COLOMBO: The Sri Lankan rupee fell on Monday due to importer dollar demand mainly from state banks, while dealers said banks hesitated to trade the currency beyond 130.35 after the central bank curbed them through moral suasion last week.
The rupee was traded at 130.33/35 per dollar at 0612 GMT, weaker from Friday's close of 130.30/35.
It hit a more than three-week closing low of 130.34/38 on Wednesday.
"There is demand for dollars from state banks. We haven't seen any moral suasion so far like last week," a currency dealer said, asking not to be named.
Other dealers said banks were not willing to trade the rupee beyond 130.35 after the central bank defended the currency at that level last week.

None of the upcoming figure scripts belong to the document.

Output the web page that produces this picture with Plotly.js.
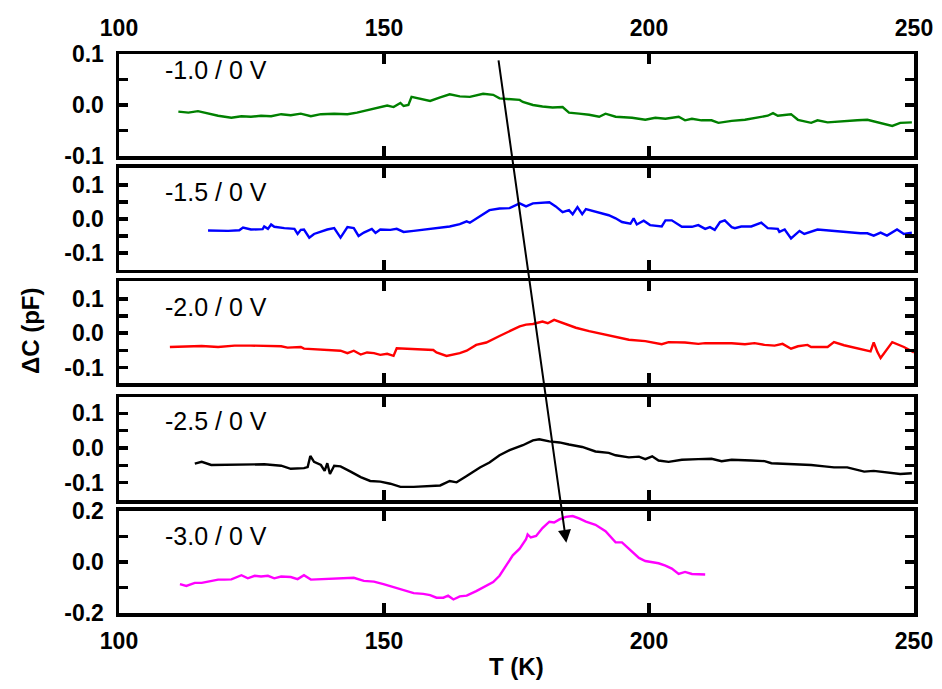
<!DOCTYPE html>
<html>
<head>
<meta charset="utf-8">
<script src="https://cdn.plot.ly/plotly-3.0.1.min.js"></script>
<style>html,body{margin:0;padding:0;background:#fff;}</style>
</head>
<body>
<div id="chart" style="width:942px;height:689px;"></div>
<script>
// Panel labels (bias pulse / reverse bias)
const panelLabels = ['-1.0 / 0 V', '-1.5 / 0 V', '-2.0 / 0 V', '-2.5 / 0 V', '-3.0 / 0 V'];
const colors = ['#008000', '#0000ff', '#ff0000', '#000000', '#ff00ff'];

// Temperature (K) and ΔC (pF) per panel
const T1 = [111.2,113.1,114.9,116.8,118.7,121.2,123.1,124.9,126.8,128.7,130.6,132.4,134.3,136.2,138.1,140.6,143.1,144.9,146.8,148.7,150.6,151.8,153.1,153.7,154.6,155.2,156.8,158.7,160.6,162.4,164.3,166.2,168.7,170.6,171.8,173.7,175.6,
  176.2,178.1,179.9,181.8,183.7,184.9,186.8,188.7,190.6,191.8,193.7,196.8,199.3,201.2,203.1,205.6,206.8,208.1,209.9,211.8,213.1,215.6,218.1,220.6,222.4,223.4,224.3,226.8,228.1,230.6,231.8,233.7,236.8,239.3,241.2,243.7,245.9,247.4,249.6];
const C1 = [-0.013,-0.015,-0.012,-0.017,-0.021,-0.025,-0.022,-0.023,-0.021,-0.022,-0.018,-0.020,-0.017,-0.022,-0.018,-0.017,-0.018,-0.015,-0.010,-0.006,-0.001,-0.004,0.004,-0.002,0.000,0.016,0.013,0.008,0.015,0.021,0.017,0.016,0.022,0.020,0.013,0.011,0.010,
  0.006,0.000,-0.003,-0.005,-0.004,-0.015,-0.017,-0.019,-0.023,-0.017,-0.023,-0.025,-0.029,-0.025,-0.027,-0.023,-0.030,-0.027,-0.030,-0.030,-0.035,-0.031,-0.029,-0.025,-0.021,-0.016,-0.021,-0.018,-0.029,-0.035,-0.030,-0.034,-0.031,-0.030,-0.029,-0.035,-0.041,-0.035,-0.034];

const T2 = [116.8,120.6,122.7,123.4,124.9,127.1,127.4,128.1,128.7,129.3,131.2,133.1,133.7,134.3,134.9,135.9,136.8,139.3,140.6,141.8,143.1,144.3,145.2,146.2,147.7,148.4,149.3,151.2,152.4,153.7,155.6,157.4,159.9,162.4,164.3,165.6,166.2,168.1,169.9,171.8,173.7,175.6,
  176.8,178.1,179.9,181.2,182.4,183.7,184.9,185.6,186.5,187.4,188.1,189.9,192.4,193.7,194.9,196.5,197.1,197.7,199.0,200.2,202.4,203.1,204.3,206.2,208.1,209.3,210.6,211.5,212.4,213.4,214.3,215.6,216.2,217.4,219.3,221.2,222.4,224.3,224.6,225.6,226.8,228.4,229.3,231.8,234.3,237.4,239.9,241.2,242.4,243.7,244.9,246.8,248.1,249.6];
const C2 = [-0.034,-0.035,-0.033,-0.025,-0.031,-0.030,-0.022,-0.029,-0.016,-0.023,-0.027,-0.029,-0.044,-0.032,-0.031,-0.055,-0.044,-0.031,-0.027,-0.055,-0.024,-0.027,-0.050,-0.040,-0.029,-0.041,-0.031,-0.032,-0.029,-0.038,-0.035,-0.031,-0.027,-0.022,-0.015,-0.007,-0.011,0.007,0.026,0.031,0.032,0.046,
  0.037,0.046,0.047,0.049,0.037,0.020,0.026,0.014,0.035,0.014,0.029,0.022,0.011,0.002,-0.009,-0.014,0.002,-0.016,-0.005,-0.018,-0.022,-0.004,-0.004,-0.023,-0.023,-0.018,-0.029,-0.024,-0.032,-0.009,-0.004,-0.024,-0.027,-0.022,-0.022,-0.011,-0.027,-0.029,-0.038,-0.031,-0.057,-0.035,-0.044,-0.031,-0.035,-0.040,-0.042,-0.042,-0.049,-0.040,-0.049,-0.031,-0.044,-0.040];

const T3 = [109.6,112.4,115.6,118.7,121.8,124.9,128.1,130.6,131.8,134.3,134.9,136.8,139.3,141.8,143.1,144.3,145.6,146.8,148.1,149.3,150.6,151.2,151.8,152.4,154.3,159.3,159.9,161.8,164.3,165.6,167.4,169.3,171.8,173.7,175.6,
  176.8,178.1,179.9,180.9,182.1,183.7,186.2,188.7,191.2,193.7,196.2,199.3,200.6,202.4,203.7,206.8,209.3,210.6,215.6,218.1,219.9,221.8,223.7,225.2,226.8,228.1,229.9,230.6,233.7,234.9,236.8,239.3,241.8,242.4,243.1,243.7,244.6,245.9,248.1,250.0];
const C3 = [-0.040,-0.038,-0.037,-0.040,-0.036,-0.036,-0.037,-0.038,-0.042,-0.040,-0.045,-0.047,-0.049,-0.051,-0.058,-0.051,-0.062,-0.056,-0.058,-0.063,-0.060,-0.064,-0.066,-0.044,-0.045,-0.049,-0.056,-0.066,-0.058,-0.051,-0.034,-0.027,-0.008,0.006,0.020,
  0.025,0.027,0.034,0.029,0.039,0.030,0.016,0.006,-0.003,-0.012,-0.019,-0.023,-0.027,-0.032,-0.026,-0.027,-0.031,-0.029,-0.029,-0.032,-0.029,-0.034,-0.036,-0.031,-0.045,-0.038,-0.034,-0.040,-0.040,-0.026,-0.035,-0.045,-0.053,-0.027,-0.055,-0.072,-0.054,-0.026,-0.040,-0.056];

const T4 = [114.3,115.6,117.4,119.9,122.4,124.9,127.4,130.6,132.4,134.9,135.6,136.1,136.8,138.1,138.8,139.3,139.8,140.6,141.8,143.7,145.6,147.4,149.3,151.2,153.1,155.6,158.1,160.6,162.4,163.7,165.6,168.1,169.9,171.8,173.7,175.6,
  176.2,178.1,179.3,181.2,183.1,184.9,187.4,189.9,192.4,193.7,196.2,198.1,199.3,200.6,201.8,203.7,206.2,209.3,211.8,213.7,215.6,219.3,221.8,223.1,225.6,228.1,230.6,233.1,234.9,237.4,239.3,240.6,242.4,244.9,247.4,249.6];
const C4 = [-0.045,-0.040,-0.049,-0.049,-0.047,-0.049,-0.047,-0.051,-0.060,-0.058,-0.055,-0.023,-0.040,-0.049,-0.066,-0.044,-0.075,-0.051,-0.053,-0.068,-0.084,-0.095,-0.097,-0.103,-0.112,-0.112,-0.110,-0.108,-0.095,-0.099,-0.081,-0.056,-0.042,-0.021,-0.006,0.005,
  0.008,0.022,0.025,0.019,0.016,0.010,0.003,-0.010,-0.014,-0.021,-0.027,-0.025,-0.032,-0.024,-0.036,-0.040,-0.034,-0.032,-0.031,-0.038,-0.034,-0.036,-0.038,-0.044,-0.045,-0.047,-0.049,-0.053,-0.056,-0.056,-0.064,-0.068,-0.066,-0.071,-0.075,-0.073];

const T5 = [111.5,112.7,114.3,115.6,116.8,118.7,119.9,121.2,123.1,124.3,125.6,126.8,128.1,129.3,130.6,132.4,133.7,134.9,136.2,138.1,140.6,144.3,146.2,148.1,149.9,151.8,153.7,155.6,157.4,158.7,159.9,161.2,162.1,163.1,164.3,165.6,167.4,169.3,170.6,171.8,173.1,174.3,175.6,
  176.8,177.1,177.7,178.7,179.9,181.2,182.1,183.1,184.3,185.6,186.8,188.1,189.9,191.8,193.7,194.9,196.2,198.1,199.3,200.6,201.8,203.1,204.3,205.6,206.8,208.1,210.6];
const C5 = [-0.087,-0.094,-0.082,-0.082,-0.077,-0.069,-0.069,-0.068,-0.052,-0.064,-0.054,-0.057,-0.054,-0.064,-0.057,-0.059,-0.067,-0.052,-0.069,-0.067,-0.067,-0.062,-0.074,-0.077,-0.087,-0.099,-0.112,-0.122,-0.125,-0.130,-0.140,-0.140,-0.132,-0.147,-0.135,-0.132,-0.114,-0.094,-0.079,-0.054,-0.011,0.026,0.052,
  0.089,0.108,0.096,0.102,0.133,0.158,0.155,0.167,0.177,0.180,0.171,0.158,0.146,0.121,0.077,0.077,0.052,0.016,0.004,-0.001,-0.005,-0.014,-0.026,-0.047,-0.039,-0.047,-0.049];

// Axis ticks
const xTicks = [100, 150, 200, 250];
const yTickVals = [
  [-0.1, -0.05, 0, 0.05, 0.1],
  [-0.1, -0.05, 0, 0.05, 0.1],
  [-0.1, -0.05, 0, 0.05, 0.1],
  [-0.1, -0.05, 0, 0.05, 0.1],
  [-0.2, -0.1, 0, 0.1, 0.2]
];
const yTickText = [
  ['-0.1', '', '0.0', '', '0.1'],
  ['-0.1', '', '0.0', '', '0.1'],
  ['-0.1', '', '0.0', '', '0.1'],
  ['-0.1', '', '0.0', '', '0.1'],
  ['-0.2', '', '0.0', '', '0.2']
];
const yRanges = [[-0.1, 0.1], [-0.15, 0.15], [-0.145, 0.152], [-0.15, 0.147], [-0.2, 0.2]];
// Arrow head position (T, ΔC in bottom panel)
const arrowHead = [184.4, 0.075];

const Ts = [T1, T2, T3, T4, T5];
const Cs = [C1, C2, C3, C4, C5];

const domains = [[0.8175, 1.0], [0.6136, 0.7961], [0.4114, 0.5939], [0.2021, 0.3864], [0.0, 0.1825]];

const FAM = 'Liberation Sans, Arial, sans-serif';
const tickFont = {family: FAM, size: 23, weight: 'bold', color: '#000'};
const common = {
  showline: true, linewidth: 3.5, linecolor: '#000', mirror: 'ticks',
  ticks: 'inside', tickwidth: 3.5, tickcolor: '#000',
  showgrid: false, zeroline: false, tickfont: tickFont, fixedrange: true
};

const data = [];
const layout = {
  width: 942, height: 689,
  margin: {l: 119, r: 28, t: 54, b: 76},
  paper_bgcolor: '#fff', plot_bgcolor: '#fff',
  showlegend: false,
  annotations: [],
  font: {family: FAM, color: '#000'}
};

const labelY = [0.84, 0.76, 0.745, 0.765, 0.755];

for (let i = 0; i < 5; i++) {
  const n = i + 1;
  const xa = n === 1 ? 'x' : 'x' + n;
  const ya = n === 1 ? 'y' : 'y' + n;
  data.push({
    x: Ts[i], y: Cs[i], type: 'scatter', mode: 'lines',
    xaxis: xa, yaxis: ya,
    line: {color: colors[i], width: 2.4}
  });
  const xkey = n === 1 ? 'xaxis' : 'xaxis' + n;
  const ykey = n === 1 ? 'yaxis' : 'yaxis' + n;
  layout[xkey] = Object.assign({}, common, {
    range: [100, 250], tickvals: xTicks, ticklen: 10,
    anchor: ya,
    side: n === 1 ? 'top' : 'bottom',
    showticklabels: (n === 1 || n === 5),
    ticklabelstandoff: 5
  });
  if (n !== 1) layout[xkey].matches = 'x';
  layout[ykey] = Object.assign({}, common, {
    domain: domains[i], range: yRanges[i], anchor: xa,
    tickvals: yTickVals[i], ticktext: yTickText[i], ticklen: 9,
    ticklabelstandoff: 7
  });
  layout.annotations.push({
    text: panelLabels[i], xref: 'paper', yref: ya + ' domain',
    x: 0.0553, y: labelY[i], xanchor: 'left', yanchor: 'middle', showarrow: false,
    font: {family: FAM, size: 25, color: '#000'}
  });
}

// Axis titles
layout.annotations.push({
  text: 'ΔC (pF)', xref: 'paper', yref: 'paper', x: -0.112, y: 0.506,
  textangle: -90, showarrow: false, xanchor: 'center', yanchor: 'middle',
  font: {family: FAM, size: 24, weight: 'bold', color: '#000'}
});
layout.annotations.push({
  text: 'T (K)', xref: 'paper', yref: 'paper', x: 0.5006, y: -0.0966,
  showarrow: false, xanchor: 'center', yanchor: 'middle',
  font: {family: FAM, size: 24, weight: 'bold', color: '#000'}
});
// Shift arrow
layout.annotations.push({
  text: '', xref: 'x5', yref: 'y5', x: arrowHead[0], y: arrowHead[1],
  showarrow: true, arrowhead: 2, arrowsize: 1.3, arrowwidth: 2, arrowcolor: '#000',
  ax: -68, ay: -484, standoff: 0
});

Plotly.newPlot('chart', data, layout, {displayModeBar: false, staticPlot: true});
</script>
</body>
</html>
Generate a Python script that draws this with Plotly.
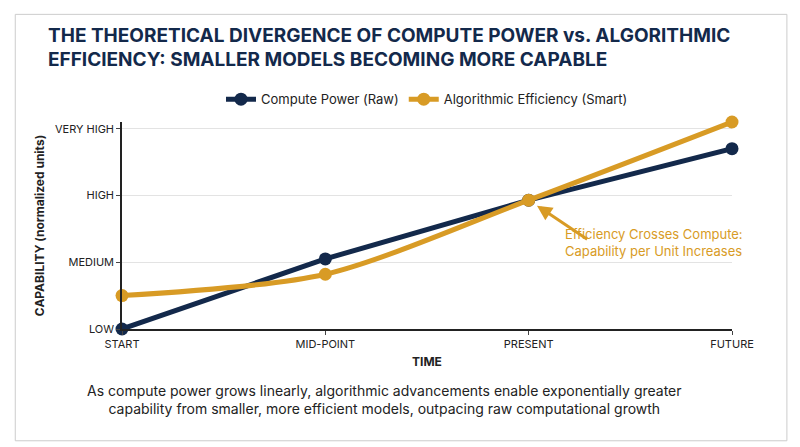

They also said volumes were thin as Monday was the last day of the second quarter.
Dealers expect the currency to trade in a range of 130.40 to 130.50 in the near future due to expected importer dollar demand, but hope it will bounce back on inflows.
Some dealers expect the rupee to face downward pressure due to continued imports and the fallout from the government spokesman saying the country had imported Iranian crude via third parties.
Currency dealers said it was too early to speculate on the implications of the country breaching US sanctions. However, it was a relief for the market that nothing had happened so far, they added. Sri Lanka's main stock index was almost flat at 6,363.04 at 0625 GMT. Turnover was 629.5 million rupees ($4.8 million), with 41.2 million shares changing hands.